__WHAT IS REQUIRED__:
Extract word for word the lines of the listing from its start to the line holding "ax.set_ylim(0, 350)", both ends kept; pictures are not part of the copy.

__STORED DATA__:
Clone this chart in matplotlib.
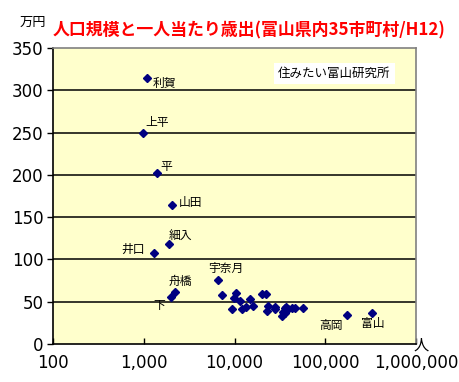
import matplotlib
matplotlib.use("Agg")
import matplotlib.pyplot as plt
from matplotlib.ticker import FixedLocator, FixedFormatter, NullLocator

plt.rcParams['font.family'] = ['Noto Sans CJK JP', 'DejaVu Sans']

# labelled municipalities: population (people), spending per person (10k yen)
names = ['利賀', '上平', '平', '山田', '細入', '井口', '舟橋', '下', '宇奈月', '高岡', '富山']
pop_named = [1077, 988, 1409, 2066, 1914, 1308, 2228, 1995, 6637, 175000, 330600]
spend_named = [314, 249, 202, 164, 118, 108, 61.5, 56, 75.6, 34, 36.6]
# label offsets in pixels (dx, dy) from the marker
label_dx = [18, 14, 9, 18, 11, -21, 5, -12, 7, -16, 0]
label_dy = [-5, 11, 7, 3, 8, 3, 11, -9, 12, -10, -10]

# the unlabelled cluster
pop_other = [7340, 9460, 9950, 10440, 11560, 12250, 13450, 14930, 16110, 20200,
             22400, 23500, 22960, 28100, 28100, 33100, 34500, 36000, 39200, 42700,
             46400, 56400, 37400, 35600]
spend_other = [57.9, 40.8, 54.0, 60.6, 50.6, 41.1, 43.4, 53.0, 45.5, 58.9,
               58.9, 45.3, 39.2, 44.3, 40.8, 33.1, 38.2, 42.2, 41.4, 42.2,
               42.2, 42.2, 44.3, 36.1]

xticks = [100, 1000, 10000, 100000, 1000000]
xticklabels = ['100', '1,000', '10,000', '100,000', '1,000,000']
yticks = [0, 50, 100, 150, 200, 250, 300, 350]

fig = plt.figure(figsize=(4.59, 3.82), dpi=100)
ax = fig.add_axes([53/459, 38/382, 363/459, 296/382])
ax.set_facecolor('#FFFFCC')

ax.set_xscale('log')
ax.set_xlim(100, 1000000)
ax.set_ylim(0, 350)

for y in yticks[1:-1]:
    ax.axhline(y, color='black', lw=1.1, zorder=1)

ax.plot(pop_other + pop_named, spend_other + spend_named, linestyle='none',
        marker='D', markersize=4.2, color='#000080', zorder=3)

for n, x, y, dx, dy in zip(names, pop_named, spend_named, label_dx, label_dy):
    ax.annotate(n, (x, y), xytext=(dx * 0.72, dy * 0.72), textcoords='offset points',
                ha='center', va='center', fontsize=8.5, color='black', zorder=4)

ax.xaxis.set_major_locator(FixedLocator(xticks))
ax.xaxis.set_major_formatter(FixedFormatter(xticklabels))
ax.xaxis.set_minor_locator(NullLocator())
ax.set_yticks(yticks)
ax.tick_params(axis='x', direction='in', length=4, width=1, labelsize=12, pad=7)
ax.tick_params(axis='y', direction='out', length=4, width=1, labelsize=12, pad=3)
for lab in ax.get_xticklabels() + ax.get_yticklabels():
    lab.set_fontfamily(['DejaVu Sans'])

ax.spines['left'].set_color('black')
ax.spines['bottom'].set_color('black')
ax.spines['top'].set_color('#808080')
ax.spines['right'].set_color('#808080')
for s in ax.spines.values():
    s.set_linewidth(1.2)

fig.text(53/459, 1 - 30/382, '人口規模と一人当たり歳出(富山県内35市町村/H12)',
         color='#FF0000', fontsize=12.2, fontweight='bold', ha='left', va='center')
fig.text(33/459, 1 - 22/382, '万円', fontsize=9.5, ha='center', va='center')
fig.text(421/459, 1 - 345/382, '人', fontsize=11, ha='center', va='center')

ax.text(0.775, 0.915, '住みたい富山研究所', transform=ax.transAxes, fontsize=9,
        ha='center', va='center',
        bbox=dict(facecolor='white', edgecolor='none', pad=3))

fig.savefig('out.png', dpi=100)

__ANSWER TO THE EXERCISE__:
Clone this chart in matplotlib.
import matplotlib
matplotlib.use("Agg")
import matplotlib.pyplot as plt
from matplotlib.ticker import FixedLocator, FixedFormatter, NullLocator

plt.rcParams['font.family'] = ['Noto Sans CJK JP', 'DejaVu Sans']

# labelled municipalities: population (people), spending per person (10k yen)
names = ['利賀', '上平', '平', '山田', '細入', '井口', '舟橋', '下', '宇奈月', '高岡', '富山']
pop_named = [1077, 988, 1409, 2066, 1914, 1308, 2228, 1995, 6637, 175000, 330600]
spend_named = [314, 249, 202, 164, 118, 108, 61.5, 56, 75.6, 34, 36.6]
# label offsets in pixels (dx, dy) from the marker
label_dx = [18, 14, 9, 18, 11, -21, 5, -12, 7, -16, 0]
label_dy = [-5, 11, 7, 3, 8, 3, 11, -9, 12, -10, -10]

# the unlabelled cluster
pop_other = [7340, 9460, 9950, 10440, 11560, 12250, 13450, 14930, 16110, 20200,
             22400, 23500, 22960, 28100, 28100, 33100, 34500, 36000, 39200, 42700,
             46400, 56400, 37400, 35600]
spend_other = [57.9, 40.8, 54.0, 60.6, 50.6, 41.1, 43.4, 53.0, 45.5, 58.9,
               58.9, 45.3, 39.2, 44.3, 40.8, 33.1, 38.2, 42.2, 41.4, 42.2,
               42.2, 42.2, 44.3, 36.1]

xticks = [100, 1000, 10000, 100000, 1000000]
xticklabels = ['100', '1,000', '10,000', '100,000', '1,000,000']
yticks = [0, 50, 100, 150, 200, 250, 300, 350]

fig = plt.figure(figsize=(4.59, 3.82), dpi=100)
ax = fig.add_axes([53/459, 38/382, 363/459, 296/382])
ax.set_facecolor('#FFFFCC')

ax.set_xscale('log')
ax.set_xlim(100, 1000000)
ax.set_ylim(0, 350)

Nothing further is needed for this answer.